Acceptance means that supports and accommodations are a given because my value as a disabled person is not in question.
Awareness is shame.
Acceptance is pride.
So, when we talk about the difference between awareness and acceptance, it actually is a pretty big deal. Awareness is not something that helps me. It doesn't help my child, or my family. It doesn't help my community to want to include us. It doesn't help our schools want to stop isolating and segregating our children.
Awareness makes you feel good for a few minutes because you think you did me a favor by acknowledging my existence.
So, isn't any acknowledgement or "awareness" educating people about autism??
I've never met a person in my life who when given the information that I am Autistic says:
"Autism, what is that??? I've never heard of such a thing!

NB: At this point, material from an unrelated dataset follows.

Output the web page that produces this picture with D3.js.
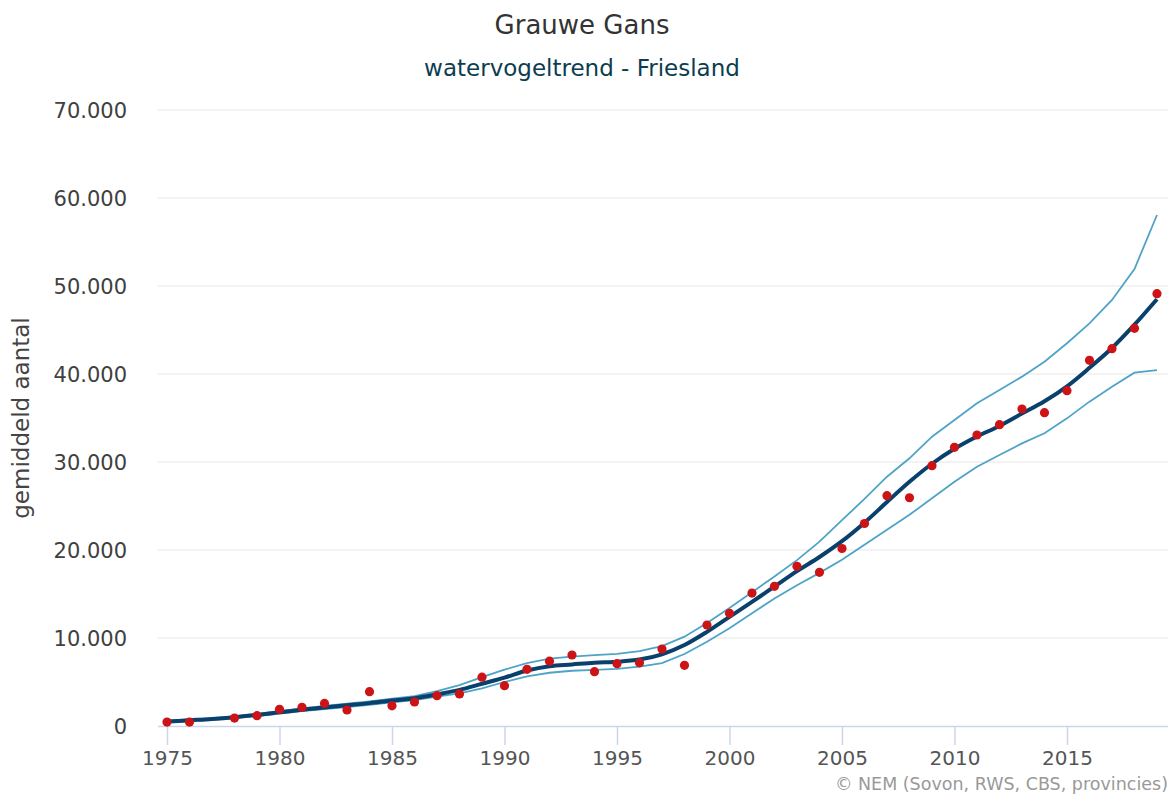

If only I were aware that it existed before!"
However, I am CONSTANTLY bombarded with things like:
The latest quackery intended to fix me
Parents comparing their minor children to 30 something me, an adult woman
Sympathy for my allistic husband for "putting up" with his Autistic wife and child
Disbelief that I am unable to do some life skill type things because I can do other life skill type things
People assuming I have "moved past" autism because I am married and can talk
People thinking I'm an asshole for trying to explain these things because it disturbs their privileged viewpoint
And it goes on and on and on to the point that some days, I don't even want to interact with other humans. I don't have that choice. And I refuse to hide who I am or try to pass for someone I am not.
There are those who will still say that there is no difference. This, in spite of our repeated attempts to tell you that this is just not true. You will say that "Awareness" is good enough.
Except, it's not.
When you see the difference, how can you still pretend it is? When you see Autistic people cringing at the very concept, how can you still stand by and tell us that is all we deserve?